Of course, the statute of limitations on the alleged crimes has expired, but partisan Bragg is pushing New York’s “tolling” provision that stops the clock when the suspect is out of state. 

“But it’s hard to believe the legislature would have intended … that serving as president of the United States counts as being out of state,” David Shapiro, a financial crimes specialist and former FBI special agent, told CBC News. 

“This case is going to have serious, serious problems,” Mark Bederow, a criminal defense attorney and former New York City prosecutor, told CBC News before the grand jury came back more than a year ago with its indictment against Trump. He said Bragg’s decision to pursue formal charges was “stunning.” 

Yoo and Shu shoot down Bragg’s assertion that had the Trump campaign disclosed the “in-kind” payment before the election it would have affected the outcome. Trump lost deep blue New York by 20-plus points. So he would have lost by more votes? Besides, the payment would not have been required to be reported until months after the election. 

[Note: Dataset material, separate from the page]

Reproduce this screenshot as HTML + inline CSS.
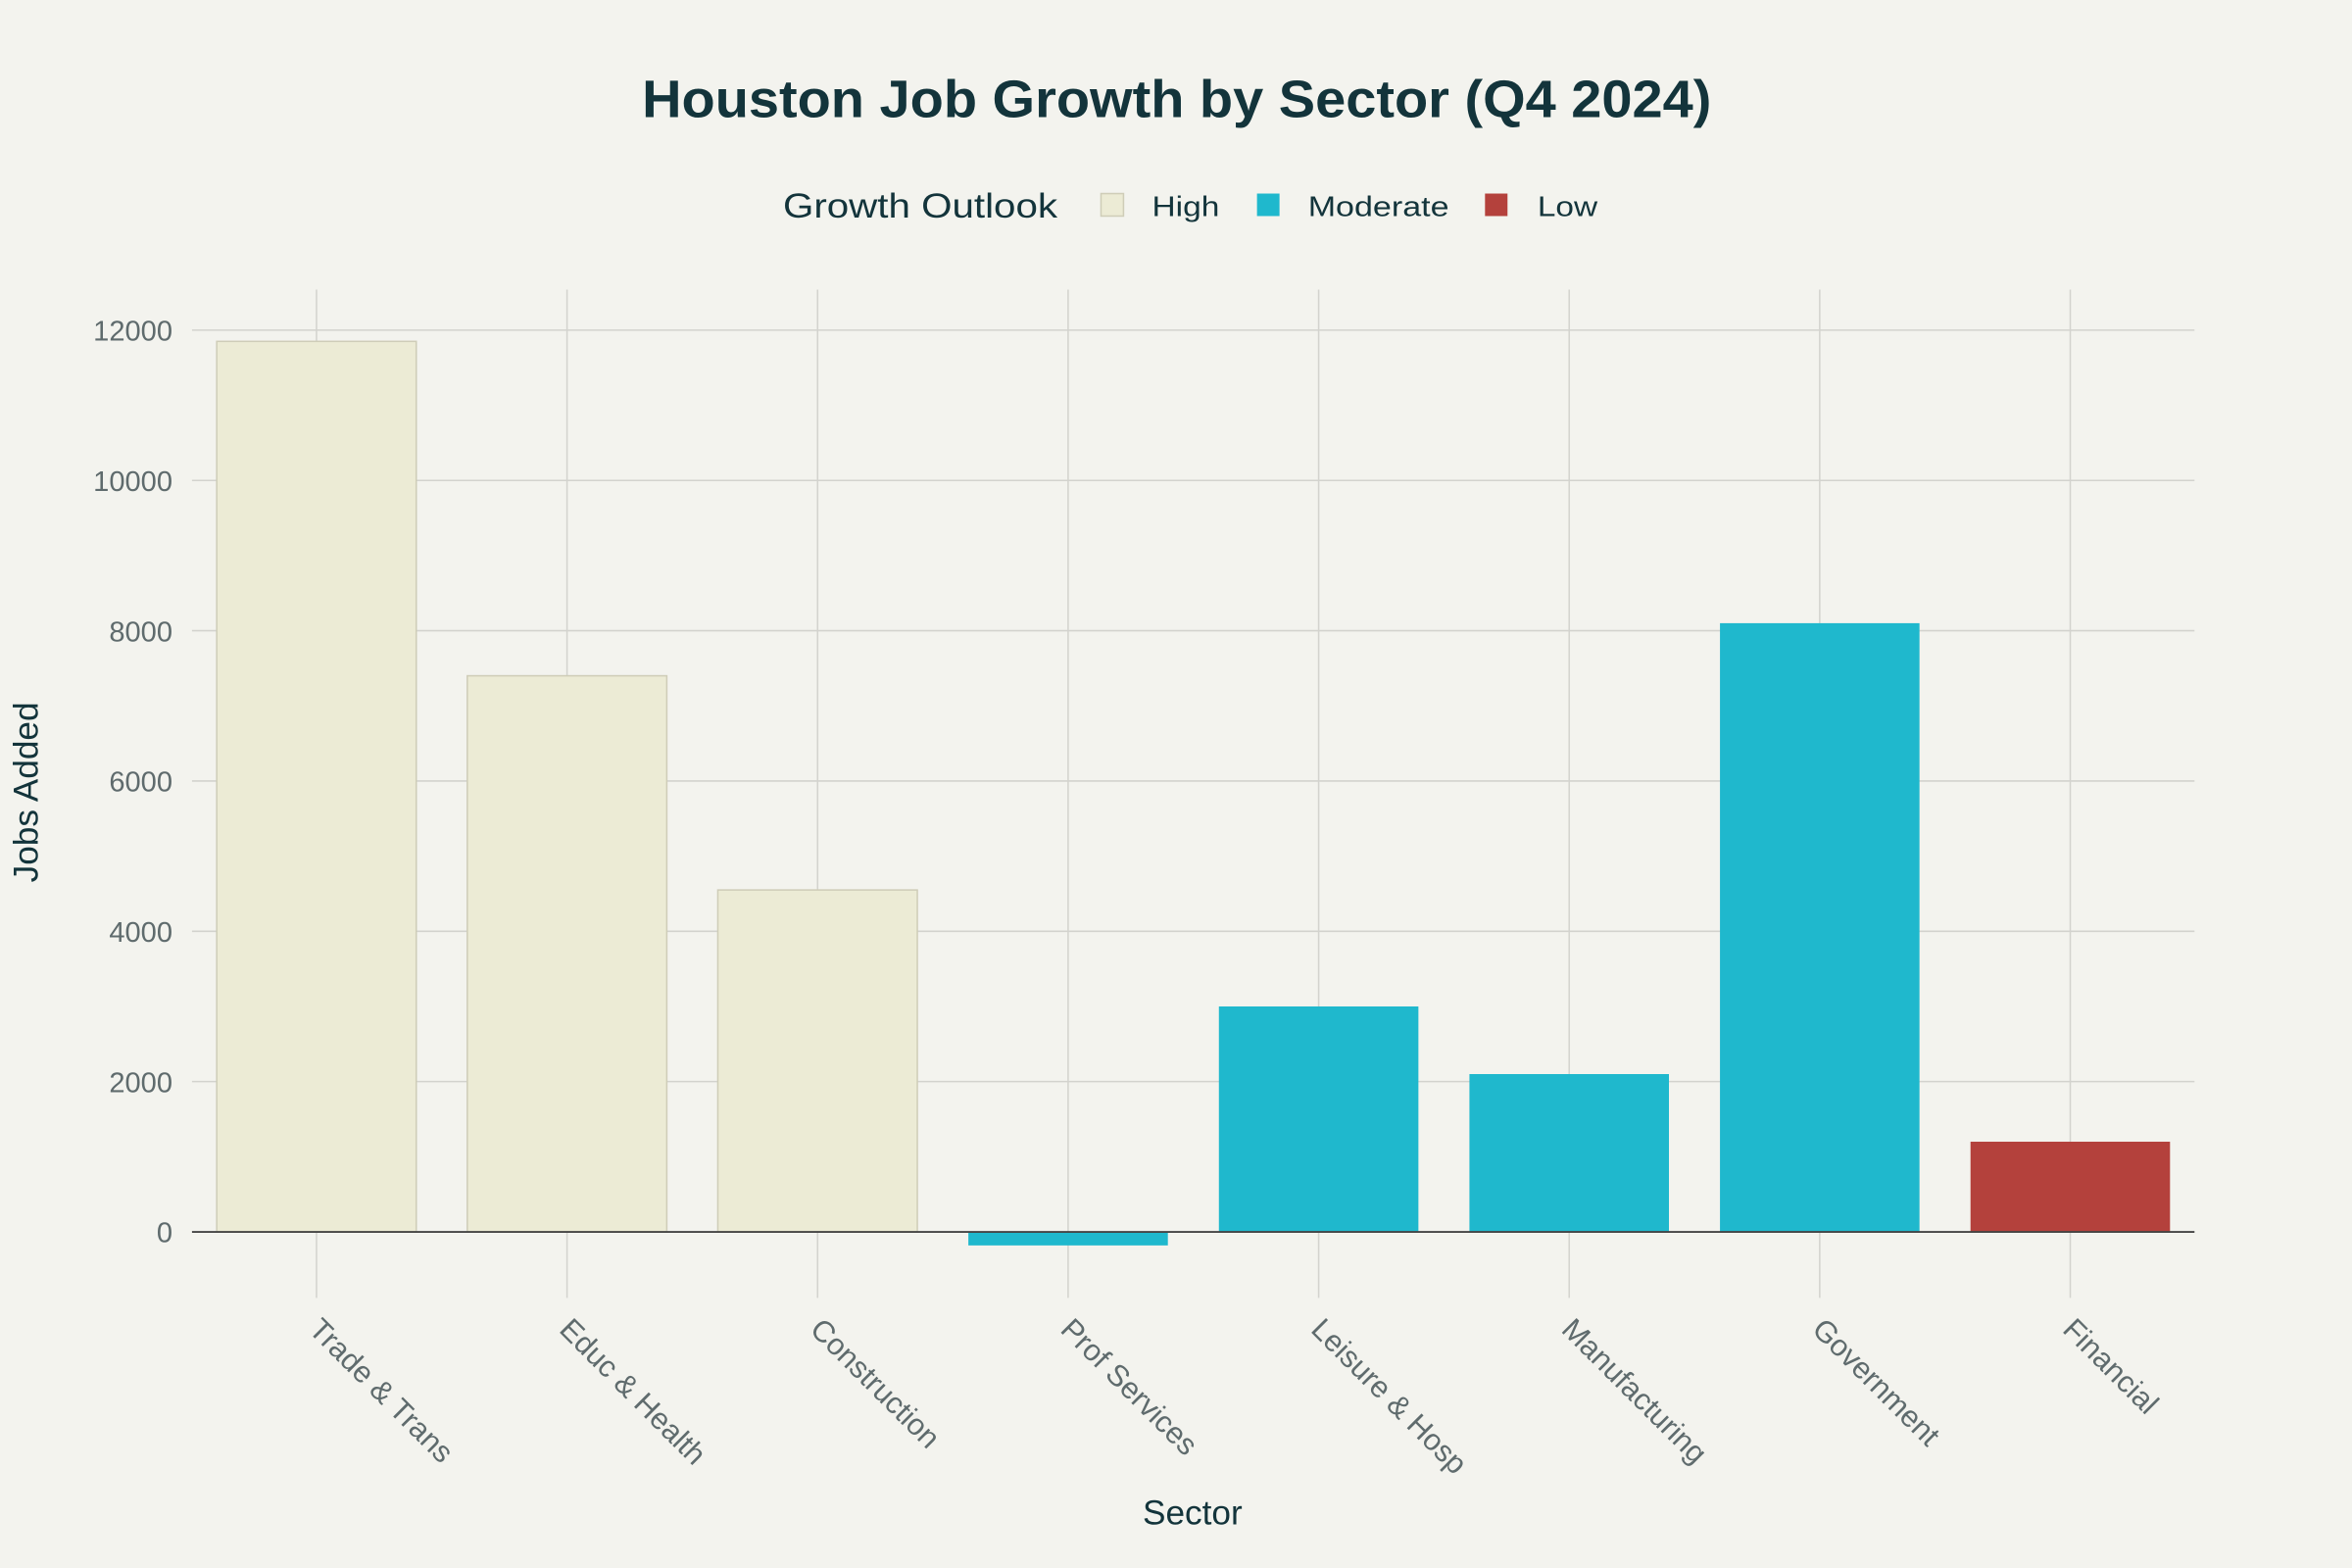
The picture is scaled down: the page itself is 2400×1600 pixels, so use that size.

“Again, imagine that a district attorney decided to charge [Secretary of State] Tony Blinken and Hunter Biden for an illegal, undisclosed in-kind campaign contribution when they lied in October 2020 to conceal that the abandoned laptop actually belonged to Hunter (“earmarks of a Russian information operation”),” the legal experts wrote. 

It’s difficult to see Bragg’s case as anything but the naked political prosecution it is. But a Manhattan grand jury agreed to this insane indictment. What are the chances a Manhattan trial jury won’t convict the man the left loves to hate? 

But there’s a price to pay for this political show trial, and some Democrats are smart enough to know the bill could be quite costly. In this case, exposing America’s double system of justice will likely do more to help Trump than to hurt him this November.